* **Written task**
Retype nothing but the lines from the start of the material up to and including the line with "const adhesionStep = 5;". Pictures don't belong in the copy.

══════

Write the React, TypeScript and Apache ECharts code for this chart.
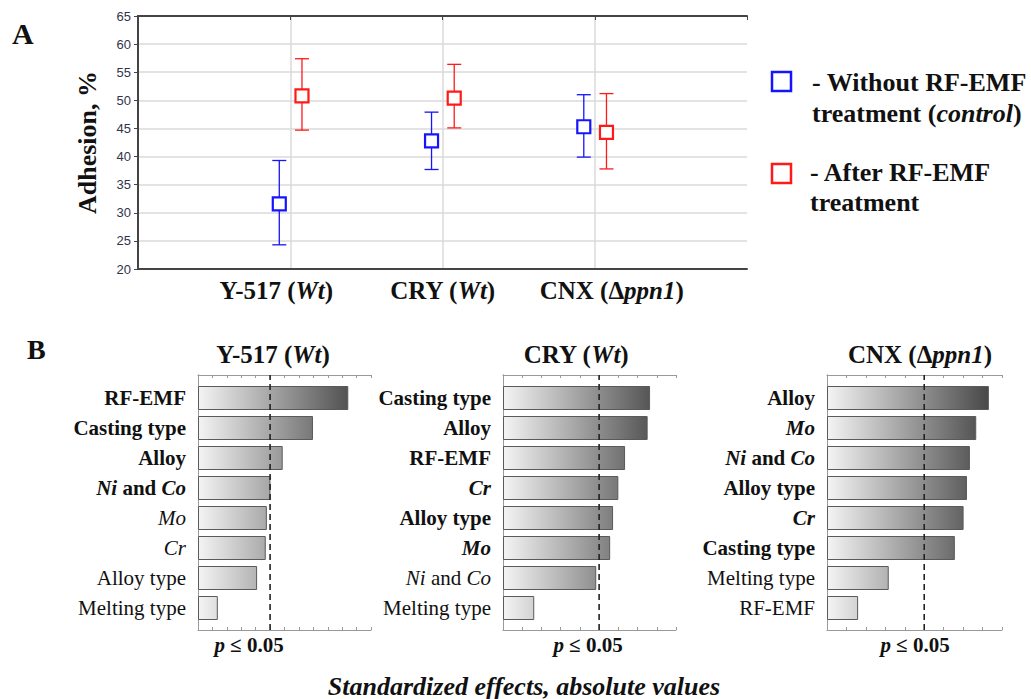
import React, { useEffect, useRef } from 'react';
import * as echarts from 'echarts';

const SERIF = '"Liberation Serif", "Times New Roman", serif';
const SANS = '"Liberation Sans", Arial, sans-serif';

// ---------- Panel A data ----------
const strainNames = ['Y-517', 'CRY', 'CNX'];
const strainUpright = ['', '', 'Δ'];
const strainItalic = ['Wt', 'Wt', 'ppn1'];
const controlMean = [31.6, 42.8, 45.3];
const controlLow = [24.3, 37.7, 39.9];
const controlHigh = [39.3, 47.9, 51.0];
const treatedMean = [50.8, 50.4, 44.3];
const treatedLow = [44.7, 45.1, 37.8];
const treatedHigh = [57.4, 56.4, 51.2];
const adhesionMin = 20;
const adhesionMax = 65;
const adhesionStep = 5;

// ---------- Panel B data ----------
const y517Factors = ['RF-EMF', 'Casting type', 'Alloy', 'Ni and Co', 'Mo', 'Cr', 'Alloy type', 'Melting type'];
const y517Effects = [4.17, 3.19, 2.35, 2.01, 1.91, 1.88, 1.64, 0.55];
const cryFactors = ['Casting type', 'Alloy', 'RF-EMF', 'Cr', 'Alloy type', 'Mo', 'Ni and Co', 'Melting type'];
const cryEffects = [3.06, 3.01, 2.54, 2.40, 2.29, 2.23, 1.94, 0.65];
const cnxFactors = ['Alloy', 'Mo', 'Ni and Co', 'Alloy type', 'Cr', 'Casting type', 'Melting type', 'RF-EMF'];
const cnxEffects = [3.33, 3.07, 2.94, 2.88, 2.81, 2.63, 1.27, 0.64];
const effectAxisMax = [4.8, 3.6, 3.6];
const effectTickStep = 0.4;
const pCritical = 2.0;
const elementNames = ['Ni', 'Co', 'Mo', 'Cr'];

const panels = [
  { factors: y517Factors, effects: y517Effects, max: effectAxisMax[0], strain: 0 },
  { factors: cryFactors, effects: cryEffects, max: effectAxisMax[1], strain: 1 },
  { factors: cnxFactors, effects: cnxEffects, max: effectAxisMax[2], strain: 2 },
];

// layout (positions only)
const panelBoxes = [
  { left: 198, width: 173, titleX: 273, pX: 249 },
  { left: 503, width: 173, titleX: 576, pX: 588 },
  { left: 827, width: 175, titleX: 920, pX: 915 },
];
const FRAME_TOP = 375;
const FRAME_H = 255;
const BAND_TOP = 383;
const BAND_H = 240;
// horizontal nudge of the panel A category labels (px; negative = left)
const strainLabelShift = [-14, 0, 17];

const richSet = (size: number, color = '#111') => ({
  r: { fontFamily: SERIF, fontSize: size, color },
  b: { fontFamily: SERIF, fontSize: size, color, fontWeight: 'bold' },
  i: { fontFamily: SERIF, fontSize: size, color, fontStyle: 'italic' },
  bi: { fontFamily: SERIF, fontSize: size, color, fontWeight: 'bold', fontStyle: 'italic' },
});
const richFill = (size: number, color = '#111') => ({
  r: { fontFamily: SERIF, fontSize: size, fill: color },
  b: { fontFamily: SERIF, fontSize: size, fill: color, fontWeight: 'bold' },
  i: { fontFamily: SERIF, fontSize: size, fill: color, fontStyle: 'italic' },
  bi: { fontFamily: SERIF, fontSize: size, fill: color, fontWeight: 'bold', fontStyle: 'italic' },
});

const strainLabel = (i: number) =>
  `{b|${strainNames[i]} (${strainUpright[i]}}{bi|${strainItalic[i]}}{b|)}`;

const factorLabel = (name: string, significant: boolean) => {
  const word = significant ? 'b' : 'r';
  const el = significant ? 'bi' : 'i';
  const toks = name.split(' ');
  return toks
    .map((t, k) => `{${elementNames.includes(t) ? el : word}|${t}${k < toks.length - 1 ? ' ' : ''}}`)
    .join('');
};

const grayAt = (t: number) => {
  const v = Math.round(244 - (244 - 58) * Math.max(0, Math.min(1, t)));
  const h = v.toString(16).padStart(2, '0');
  return `#${h}${h}${h}`;
};

function errorSeries(name: string, color: string, offset: number, mean: number[], low: number[], high: number[]) {
  return {
    type: 'custom',
    name,
    xAxisIndex: 0,
    yAxisIndex: 0,
    z: 10,
    data: mean.map((m, i) => [i + 1 + offset, m, low[i], high[i]]),
    encode: { x: 0, y: [1, 2, 3] },
    renderItem: (_params: any, api: any) => {
      const x = api.value(0);
      const c = api.coord([x, api.value(1)]);
      const lo = api.coord([x, api.value(2)]);
      const hi = api.coord([x, api.value(3)]);
      const cap = 7;
      const half = 6.5;
      const ls = { stroke: color, lineWidth: 1.3 };
      return {
        type: 'group',
        children: [
          { type: 'line', shape: { x1: c[0], y1: lo[1], x2: c[0], y2: hi[1] }, style: ls },
          { type: 'line', shape: { x1: c[0] - cap, y1: lo[1], x2: c[0] + cap, y2: lo[1] }, style: ls },
          { type: 'line', shape: { x1: c[0] - cap, y1: hi[1], x2: c[0] + cap, y2: hi[1] }, style: ls },
          {
            type: 'rect',
            shape: { x: c[0] - half, y: c[1] - half, width: half * 2, height: half * 2 },
            style: { fill: '#fff', stroke: color, lineWidth: 2.2 },
          },
        ],
      };
    },
  };
}

function buildOption() {
  const grid: any[] = [
    { left: 138, top: 16, width: 609, height: 253, outerBoundsMode: 'none' },
  ];
  const strainRich: any = { ...richSet(25) };
  strainLabelShift.forEach((s, i) => {
    strainRich['pad' + i] = { width: Math.abs(s) * 2, fontSize: 25, fontFamily: SERIF };
  });
  const xAxis: any[] = [
    {
      type: 'value', gridIndex: 0, min: 0, max: 4, interval: 1, position: 'bottom',
      axisLine: { show: true, onZero: false, lineStyle: { color: '#444', width: 2 } },
      axisTick: { show: false },
      splitLine: { show: true, showMinLine: false, showMaxLine: false, lineStyle: { color: '#dadada', width: 1.5 } },
      axisLabel: {
        margin: 9,
        formatter: (v: number) => {
          const i = Math.round(v) - 1;
          if (!(Math.abs(v - Math.round(v)) < 1e-6 && i >= 0 && i < strainNames.length)) return '';
          const s = strainLabelShift[i];
          const pad = s !== 0 ? `{pad${i}| }` : '';
          return s < 0 ? strainLabel(i) + pad : pad + strainLabel(i);
        },
        rich: strainRich,
      },
    },
    {
      type: 'value', gridIndex: 0, min: 0, max: 4, interval: 1, position: 'top',
      axisLine: { show: true, onZero: false, lineStyle: { color: '#444', width: 2 } },
      axisTick: { show: true, inside: true, length: 4, lineStyle: { color: '#444' } },
      axisLabel: { show: false },
      splitLine: { show: false },
    },
  ];
  const yAxis: any[] = [
    {
      type: 'value', gridIndex: 0, min: adhesionMin, max: adhesionMax, interval: adhesionStep, position: 'left',
      axisLine: { show: true, lineStyle: { color: '#444', width: 2 } },
      axisTick: { show: false },
      splitLine: { show: true, showMinLine: false, showMaxLine: false, lineStyle: { color: '#dadada', width: 1.5 } },
      axisLabel: { margin: 7, color: '#33334a', fontFamily: SANS, fontSize: 13 },
      name: 'Adhesion, %',
      nameLocation: 'middle',
      nameRotate: 90,
      nameGap: 38,
      nameTextStyle: { fontFamily: SERIF, fontWeight: 'bold', fontSize: 26, color: '#111' },
    },
    {
      type: 'value', gridIndex: 0, min: adhesionMin, max: adhesionMax, interval: adhesionStep, position: 'right',
      axisLine: { show: true, lineStyle: { color: '#444', width: 2 } },
      axisTick: { show: true, inside: true, length: 4, lineStyle: { color: '#444' } },
      axisLabel: { show: false },
      splitLine: { show: false },
    },
  ];
  const series: any[] = [
    errorSeries('Without RF-EMF treatment (control)', '#1414ff', -0.072, controlMean, controlLow, controlHigh),
    errorSeries('After RF-EMF treatment', '#ff1a1a', 0.077, treatedMean, treatedLow, treatedHigh),
  ];
  const graphic: any[] = [];

  panels.forEach((p, k) => {
    const box = panelBoxes[k];
    const frameGrid = grid.length;
    grid.push({ left: box.left, top: FRAME_TOP, width: box.width, height: FRAME_H, outerBoundsMode: 'none' });
    const bandGrid = grid.length;
    grid.push({ left: box.left, top: BAND_TOP, width: box.width, height: BAND_H, outerBoundsMode: 'none' });

    const frameX = xAxis.length;
    const frameAxisCommon = {
      type: 'value', gridIndex: frameGrid, min: 0, max: p.max, interval: effectTickStep,
      axisLine: { show: true, onZero: false, lineStyle: { color: '#9a9a9a', width: 1 } },
      axisTick: { show: true, inside: true, length: 3, lineStyle: { color: '#9a9a9a' } },
      axisLabel: { show: false },
      splitLine: { show: false },
    };
    xAxis.push({ ...frameAxisCommon, position: 'bottom' });
    xAxis.push({ ...frameAxisCommon, position: 'top' });
    const bandX = xAxis.length;
    xAxis.push({
      type: 'value', gridIndex: bandGrid, min: 0, max: p.max, interval: effectTickStep, show: false,
    });

    const frameY = yAxis.length;
    const frameYCommon = {
      type: 'value', gridIndex: frameGrid, min: 0, max: 1,
      axisLine: { show: true, lineStyle: { color: '#9a9a9a', width: 1 } },
      axisTick: { show: false }, axisLabel: { show: false }, splitLine: { show: false },
    };
    yAxis.push({ ...frameYCommon, position: 'left' });
    yAxis.push({ ...frameYCommon, position: 'right' });
    const bandY = yAxis.length;
    yAxis.push({
      type: 'category', gridIndex: bandGrid, data: p.factors, inverse: true,
      position: 'left',
      axisLine: { show: false },
      axisTick: { show: true, inside: true, length: 3, alignWithLabel: true, lineStyle: { color: '#9a9a9a' } },
      splitLine: { show: false },
      axisLabel: {
        margin: 12,
        formatter: (v: string, idx: number) => factorLabel(v, p.effects[idx] > pCritical),
        rich: richSet(21),
      },
    });

    series.push({
      type: 'bar',
      xAxisIndex: bandX,
      yAxisIndex: bandY,
      barWidth: 24,
      data: p.effects.map((v) => ({
        value: v,
        itemStyle: {
          color: new echarts.graphic.LinearGradient(0, 0, 1, 0, [
            { offset: 0, color: grayAt(0) },
            { offset: 1, color: grayAt(v / p.max) },
          ]),
        },
      })),
      itemStyle: { borderColor: '#5a5a5a', borderWidth: 1 },
      z: 2,
    });
    series.push({
      type: 'line',
      xAxisIndex: frameX,
      yAxisIndex: frameY,
      data: [[pCritical, 0], [pCritical, 1]],
      symbol: 'none',
      lineStyle: { color: '#222', width: 1.6, type: [6, 4] },
      z: 5,
    });

    graphic.push({
      type: 'text', x: box.titleX, y: 354,
      style: { text: strainLabel(p.strain), rich: richFill(25), align: 'center', verticalAlign: 'middle' },
    });
    graphic.push({
      type: 'text', x: box.pX, y: 645,
      style: { text: '{bi|p}{b| ≤ 0.05}', rich: richFill(21), align: 'center', verticalAlign: 'middle' },
    });
  });

  graphic.push(
    { type: 'text', x: 12, y: 33, style: { text: 'A', font: `bold 30px ${SERIF}`, fill: '#111', align: 'left', verticalAlign: 'middle' } },
    { type: 'text', x: 27, y: 349, style: { text: 'B', font: `bold 28px ${SERIF}`, fill: '#111', align: 'left', verticalAlign: 'middle' } },
    {
      type: 'text', x: 524, y: 686,
      style: { text: 'Standardized effects, absolute values', font: `italic bold 26px ${SERIF}`, fill: '#111', align: 'center', verticalAlign: 'middle' },
    },
    // legend
    { type: 'rect', shape: { x: 772, y: 72, width: 19, height: 19 }, style: { fill: '#fff', stroke: '#1414ff', lineWidth: 2.5 } },
    { type: 'rect', shape: { x: 772, y: 164, width: 19, height: 19 }, style: { fill: '#fff', stroke: '#ff1a1a', lineWidth: 2.5 } },
    { type: 'text', x: 812, y: 82, style: { text: '{b|- Without RF-EMF}', rich: richFill(26), align: 'left', verticalAlign: 'middle' } },
    { type: 'text', x: 812, y: 113, style: { text: '{b|treatment (}{bi|control}{b|)}', rich: richFill(26), align: 'left', verticalAlign: 'middle' } },
    { type: 'text', x: 810, y: 172, style: { text: '{b|- After RF-EMF}', rich: richFill(26), align: 'left', verticalAlign: 'middle' } },
    { type: 'text', x: 810, y: 202, style: { text: '{b|treatment}', rich: richFill(26), align: 'left', verticalAlign: 'middle' } },
  );

  return {
    animation: false,
    backgroundColor: '#ffffff',
    textStyle: { fontFamily: SERIF },
    grid,
    xAxis,
    yAxis,
    series,
    graphic,
  };
}

export default function App() {
  const ref = useRef<HTMLDivElement>(null);
  useEffect(() => {
    document.body.style.margin = '0';
    if (!ref.current) return;
    const chart = echarts.init(ref.current, undefined, { renderer: 'svg' });
    chart.setOption(buildOption() as any);
    return () => chart.dispose();
  }, []);
  return <div ref={ref} style={{ width: 1031, height: 699 }} />;
}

══════

* **The result**
Write the React, TypeScript and Apache ECharts code for this chart.
import React, { useEffect, useRef } from 'react';
import * as echarts from 'echarts';

const SERIF = '"Liberation Serif", "Times New Roman", serif';
const SANS = '"Liberation Sans", Arial, sans-serif';

// ---------- Panel A data ----------
const strainNames = ['Y-517', 'CRY', 'CNX'];
const strainUpright = ['', '', 'Δ'];
const strainItalic = ['Wt', 'Wt', 'ppn1'];
const controlMean = [31.6, 42.8, 45.3];
const controlLow = [24.3, 37.7, 39.9];
const controlHigh = [39.3, 47.9, 51.0];
const treatedMean = [50.8, 50.4, 44.3];
const treatedLow = [44.7, 45.1, 37.8];
const treatedHigh = [57.4, 56.4, 51.2];
const adhesionMin = 20;
const adhesionMax = 65;
const adhesionStep = 5;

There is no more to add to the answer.